(Saved data entries)
───

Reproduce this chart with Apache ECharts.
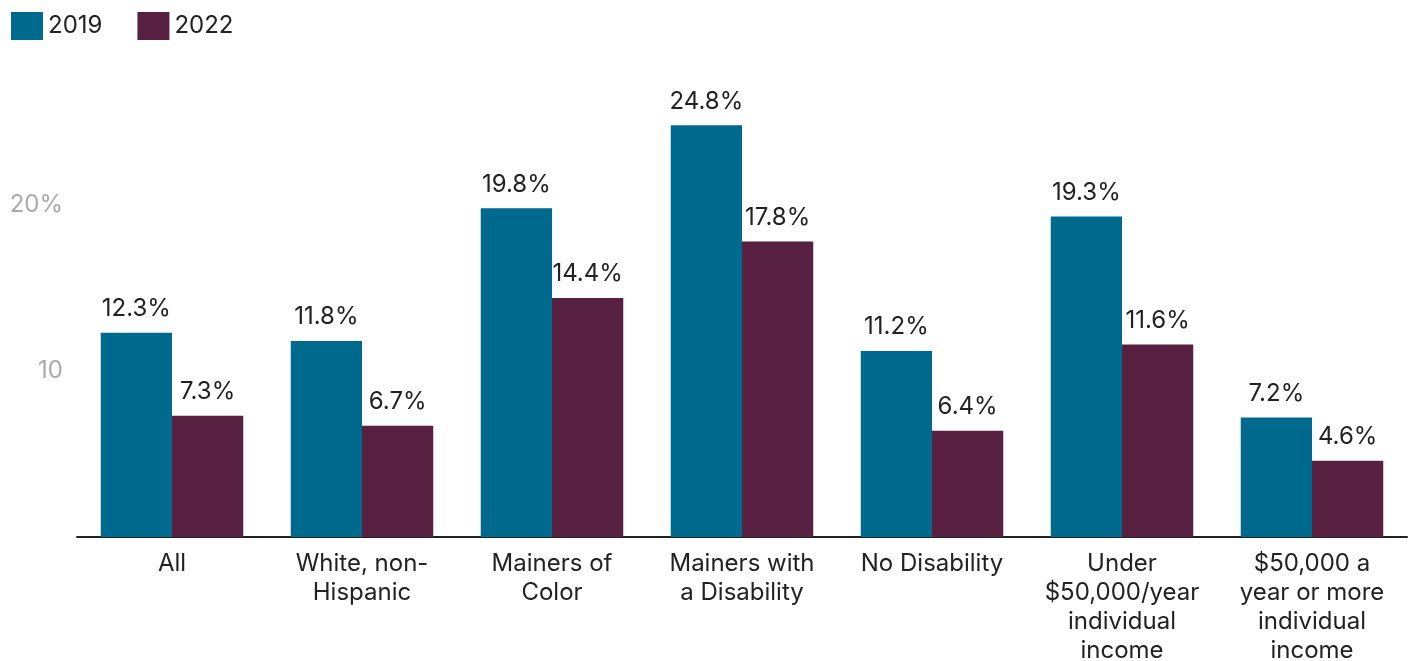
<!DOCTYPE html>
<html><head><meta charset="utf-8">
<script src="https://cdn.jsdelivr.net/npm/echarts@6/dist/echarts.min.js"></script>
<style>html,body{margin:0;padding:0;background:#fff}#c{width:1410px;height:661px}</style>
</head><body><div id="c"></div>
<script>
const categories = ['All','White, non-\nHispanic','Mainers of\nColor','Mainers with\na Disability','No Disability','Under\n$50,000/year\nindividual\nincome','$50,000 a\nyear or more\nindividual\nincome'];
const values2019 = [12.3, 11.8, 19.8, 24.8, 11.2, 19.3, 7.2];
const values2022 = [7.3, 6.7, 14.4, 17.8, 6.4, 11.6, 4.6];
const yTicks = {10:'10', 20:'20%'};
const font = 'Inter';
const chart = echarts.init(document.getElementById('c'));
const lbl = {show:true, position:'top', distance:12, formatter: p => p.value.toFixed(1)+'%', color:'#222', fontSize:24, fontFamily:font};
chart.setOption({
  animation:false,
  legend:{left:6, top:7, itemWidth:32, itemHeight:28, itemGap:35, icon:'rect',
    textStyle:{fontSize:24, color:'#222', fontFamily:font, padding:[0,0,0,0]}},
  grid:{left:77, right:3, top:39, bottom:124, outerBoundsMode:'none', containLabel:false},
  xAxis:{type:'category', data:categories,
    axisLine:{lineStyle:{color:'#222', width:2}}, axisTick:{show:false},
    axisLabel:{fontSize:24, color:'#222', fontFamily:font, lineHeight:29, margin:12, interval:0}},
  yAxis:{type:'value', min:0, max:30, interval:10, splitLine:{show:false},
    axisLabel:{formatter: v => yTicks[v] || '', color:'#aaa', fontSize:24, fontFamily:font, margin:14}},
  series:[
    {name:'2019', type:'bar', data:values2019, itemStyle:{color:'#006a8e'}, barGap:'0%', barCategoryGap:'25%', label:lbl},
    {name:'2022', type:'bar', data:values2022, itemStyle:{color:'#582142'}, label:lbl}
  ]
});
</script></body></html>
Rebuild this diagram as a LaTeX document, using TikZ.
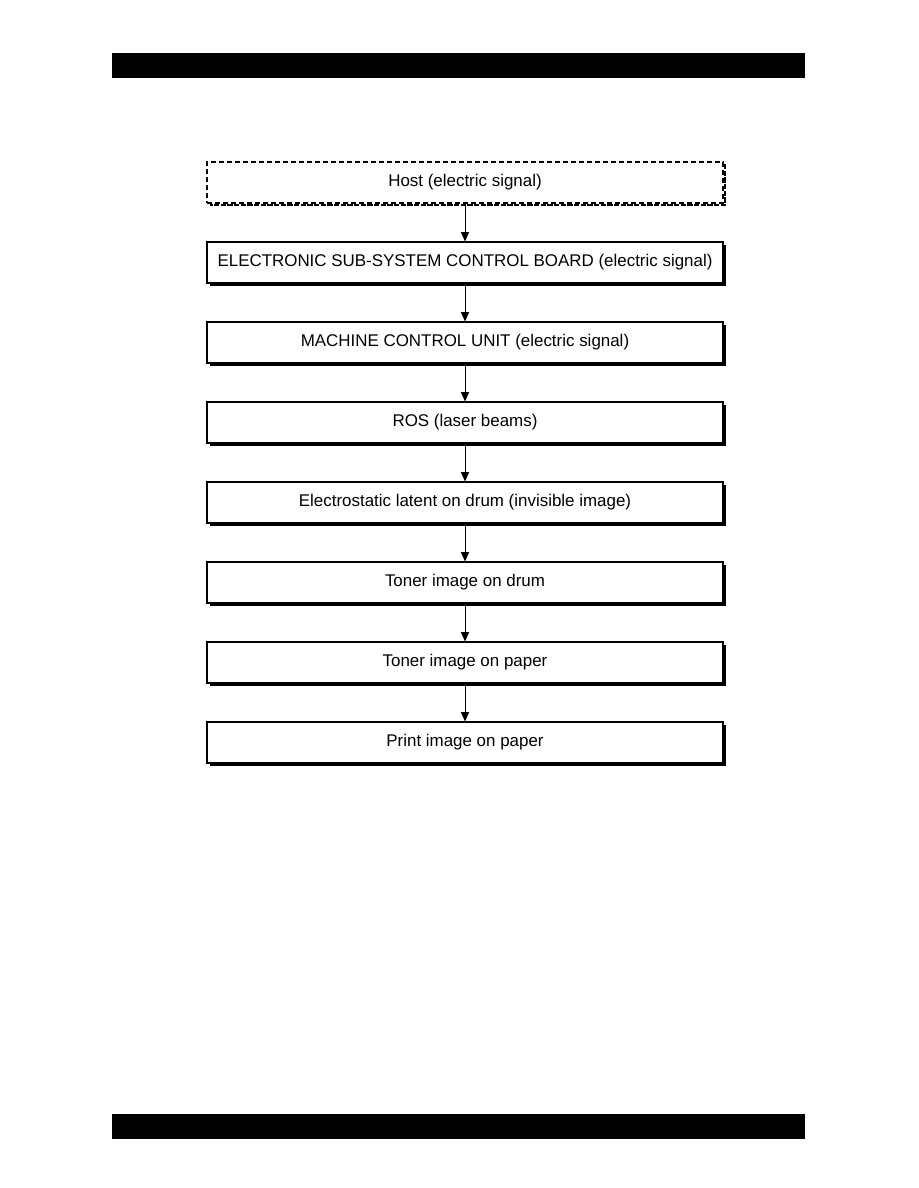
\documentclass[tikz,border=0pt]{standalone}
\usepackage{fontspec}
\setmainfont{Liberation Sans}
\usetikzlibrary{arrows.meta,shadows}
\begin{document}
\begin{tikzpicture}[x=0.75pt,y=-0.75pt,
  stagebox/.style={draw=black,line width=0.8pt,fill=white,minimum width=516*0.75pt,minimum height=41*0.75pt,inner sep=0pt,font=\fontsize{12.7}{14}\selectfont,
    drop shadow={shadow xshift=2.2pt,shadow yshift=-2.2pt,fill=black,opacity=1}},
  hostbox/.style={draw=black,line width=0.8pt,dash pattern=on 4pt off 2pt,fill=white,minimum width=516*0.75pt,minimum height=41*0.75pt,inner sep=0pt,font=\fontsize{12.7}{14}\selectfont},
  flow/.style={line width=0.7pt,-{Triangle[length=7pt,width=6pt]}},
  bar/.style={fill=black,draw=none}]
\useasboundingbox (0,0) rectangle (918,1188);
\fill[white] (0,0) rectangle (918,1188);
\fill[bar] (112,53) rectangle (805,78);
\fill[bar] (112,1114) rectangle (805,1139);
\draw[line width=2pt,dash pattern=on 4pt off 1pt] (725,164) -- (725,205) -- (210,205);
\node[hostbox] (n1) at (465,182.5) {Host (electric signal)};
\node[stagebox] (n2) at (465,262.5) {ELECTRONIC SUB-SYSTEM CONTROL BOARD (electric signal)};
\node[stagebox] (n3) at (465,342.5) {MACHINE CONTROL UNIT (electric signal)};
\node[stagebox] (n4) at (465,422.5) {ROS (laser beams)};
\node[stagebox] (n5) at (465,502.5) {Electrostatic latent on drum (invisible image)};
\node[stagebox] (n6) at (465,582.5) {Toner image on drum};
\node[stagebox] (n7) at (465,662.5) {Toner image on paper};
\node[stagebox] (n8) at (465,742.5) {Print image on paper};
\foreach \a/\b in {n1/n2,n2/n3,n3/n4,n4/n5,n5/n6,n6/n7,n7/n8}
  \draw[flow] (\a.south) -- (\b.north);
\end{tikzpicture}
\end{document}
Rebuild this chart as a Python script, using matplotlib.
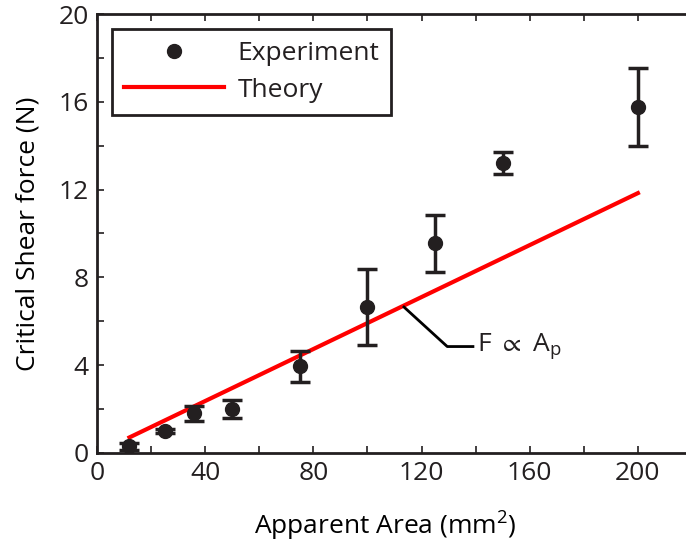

───

**OBJECTIVE:**
Search the data above for the string "with" and copy each line that has it.

**ANSWER TO THIS PROBLEM:**
Reproduce this chart with Apache ECharts.
const categories = ['All','White, non-\nHispanic','Mainers of\nColor','Mainers with\na Disability','No Disability','Under\n$50,000/year\nindividual\nincome','$50,000 a\nyear or more\nindividual\nincome'];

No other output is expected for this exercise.